-- START OF DATA PROVIDED --

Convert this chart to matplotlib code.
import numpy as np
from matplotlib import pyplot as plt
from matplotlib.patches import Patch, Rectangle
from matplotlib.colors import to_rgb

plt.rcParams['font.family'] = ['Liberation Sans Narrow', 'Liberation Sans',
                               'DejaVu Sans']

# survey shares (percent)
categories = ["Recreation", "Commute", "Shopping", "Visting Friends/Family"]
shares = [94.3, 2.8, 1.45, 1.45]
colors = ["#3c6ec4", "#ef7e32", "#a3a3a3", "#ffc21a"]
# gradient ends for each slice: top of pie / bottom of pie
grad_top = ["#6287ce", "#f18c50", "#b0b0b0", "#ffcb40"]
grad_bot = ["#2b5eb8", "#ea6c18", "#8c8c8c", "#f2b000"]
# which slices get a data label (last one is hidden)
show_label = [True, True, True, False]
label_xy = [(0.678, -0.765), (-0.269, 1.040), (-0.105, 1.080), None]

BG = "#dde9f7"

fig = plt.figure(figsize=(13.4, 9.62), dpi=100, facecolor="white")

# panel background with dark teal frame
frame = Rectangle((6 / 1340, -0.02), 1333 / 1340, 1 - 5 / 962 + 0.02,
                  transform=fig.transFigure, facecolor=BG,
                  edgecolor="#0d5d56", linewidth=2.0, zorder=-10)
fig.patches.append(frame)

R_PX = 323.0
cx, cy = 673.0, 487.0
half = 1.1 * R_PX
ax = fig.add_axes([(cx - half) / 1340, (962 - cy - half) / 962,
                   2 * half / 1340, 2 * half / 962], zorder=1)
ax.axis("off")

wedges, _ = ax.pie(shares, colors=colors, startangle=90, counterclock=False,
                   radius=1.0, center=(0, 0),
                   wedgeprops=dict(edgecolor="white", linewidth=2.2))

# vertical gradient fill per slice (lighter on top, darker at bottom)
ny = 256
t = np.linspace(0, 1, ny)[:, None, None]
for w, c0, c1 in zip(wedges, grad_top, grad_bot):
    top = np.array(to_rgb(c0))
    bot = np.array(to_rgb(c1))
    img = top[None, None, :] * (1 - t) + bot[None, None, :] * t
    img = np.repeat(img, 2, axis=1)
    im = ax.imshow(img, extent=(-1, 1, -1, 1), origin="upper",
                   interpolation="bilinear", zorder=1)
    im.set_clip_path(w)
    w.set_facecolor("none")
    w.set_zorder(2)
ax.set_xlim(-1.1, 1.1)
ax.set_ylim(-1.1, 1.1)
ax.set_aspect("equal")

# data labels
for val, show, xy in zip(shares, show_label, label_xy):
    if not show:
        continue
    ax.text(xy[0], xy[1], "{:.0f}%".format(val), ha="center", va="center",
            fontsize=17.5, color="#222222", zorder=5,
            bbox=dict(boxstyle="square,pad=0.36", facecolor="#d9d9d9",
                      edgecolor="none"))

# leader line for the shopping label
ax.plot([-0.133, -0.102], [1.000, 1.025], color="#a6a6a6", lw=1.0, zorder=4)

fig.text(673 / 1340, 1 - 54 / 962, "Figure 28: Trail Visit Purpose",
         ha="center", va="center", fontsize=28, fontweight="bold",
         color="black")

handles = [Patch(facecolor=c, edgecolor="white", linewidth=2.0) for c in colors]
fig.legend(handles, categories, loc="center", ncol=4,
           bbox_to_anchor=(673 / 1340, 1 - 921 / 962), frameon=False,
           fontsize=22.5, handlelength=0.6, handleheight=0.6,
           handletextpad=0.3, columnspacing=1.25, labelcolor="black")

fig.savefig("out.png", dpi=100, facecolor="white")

-- END OF DATA PROVIDED --

Quote each line of the listing above exactly.

Convert this chart to matplotlib code.
import numpy as np
from matplotlib import pyplot as plt
from matplotlib.patches import Patch, Rectangle
from matplotlib.colors import to_rgb

plt.rcParams['font.family'] = ['Liberation Sans Narrow', 'Liberation Sans',
                               'DejaVu Sans']

# survey shares (percent)
categories = ["Recreation", "Commute", "Shopping", "Visting Friends/Family"]
shares = [94.3, 2.8, 1.45, 1.45]
colors = ["#3c6ec4", "#ef7e32", "#a3a3a3", "#ffc21a"]
# gradient ends for each slice: top of pie / bottom of pie
grad_top = ["#6287ce", "#f18c50", "#b0b0b0", "#ffcb40"]
grad_bot = ["#2b5eb8", "#ea6c18", "#8c8c8c", "#f2b000"]
# which slices get a data label (last one is hidden)
show_label = [True, True, True, False]
label_xy = [(0.678, -0.765), (-0.269, 1.040), (-0.105, 1.080), None]

BG = "#dde9f7"

fig = plt.figure(figsize=(13.4, 9.62), dpi=100, facecolor="white")

# panel background with dark teal frame
frame = Rectangle((6 / 1340, -0.02), 1333 / 1340, 1 - 5 / 962 + 0.02,
                  transform=fig.transFigure, facecolor=BG,
                  edgecolor="#0d5d56", linewidth=2.0, zorder=-10)
fig.patches.append(frame)

R_PX = 323.0
cx, cy = 673.0, 487.0
half = 1.1 * R_PX
ax = fig.add_axes([(cx - half) / 1340, (962 - cy - half) / 962,
                   2 * half / 1340, 2 * half / 962], zorder=1)
ax.axis("off")

wedges, _ = ax.pie(shares, colors=colors, startangle=90, counterclock=False,
                   radius=1.0, center=(0, 0),
                   wedgeprops=dict(edgecolor="white", linewidth=2.2))

# vertical gradient fill per slice (lighter on top, darker at bottom)
ny = 256
t = np.linspace(0, 1, ny)[:, None, None]
for w, c0, c1 in zip(wedges, grad_top, grad_bot):
    top = np.array(to_rgb(c0))
    bot = np.array(to_rgb(c1))
    img = top[None, None, :] * (1 - t) + bot[None, None, :] * t
    img = np.repeat(img, 2, axis=1)
    im = ax.imshow(img, extent=(-1, 1, -1, 1), origin="upper",
                   interpolation="bilinear", zorder=1)
    im.set_clip_path(w)
    w.set_facecolor("none")
    w.set_zorder(2)
ax.set_xlim(-1.1, 1.1)
ax.set_ylim(-1.1, 1.1)
ax.set_aspect("equal")

# data labels
for val, show, xy in zip(shares, show_label, label_xy):
    if not show:
        continue
    ax.text(xy[0], xy[1], "{:.0f}%".format(val), ha="center", va="center",
            fontsize=17.5, color="#222222", zorder=5,
            bbox=dict(boxstyle="square,pad=0.36", facecolor="#d9d9d9",
                      edgecolor="none"))

# leader line for the shopping label
ax.plot([-0.133, -0.102], [1.000, 1.025], color="#a6a6a6", lw=1.0, zorder=4)

fig.text(673 / 1340, 1 - 54 / 962, "Figure 28: Trail Visit Purpose",
         ha="center", va="center", fontsize=28, fontweight="bold",
         color="black")

handles = [Patch(facecolor=c, edgecolor="white", linewidth=2.0) for c in colors]
fig.legend(handles, categories, loc="center", ncol=4,
           bbox_to_anchor=(673 / 1340, 1 - 921 / 962), frameon=False,
           fontsize=22.5, handlelength=0.6, handleheight=0.6,
           handletextpad=0.3, columnspacing=1.25, labelcolor="black")

fig.savefig("out.png", dpi=100, facecolor="white")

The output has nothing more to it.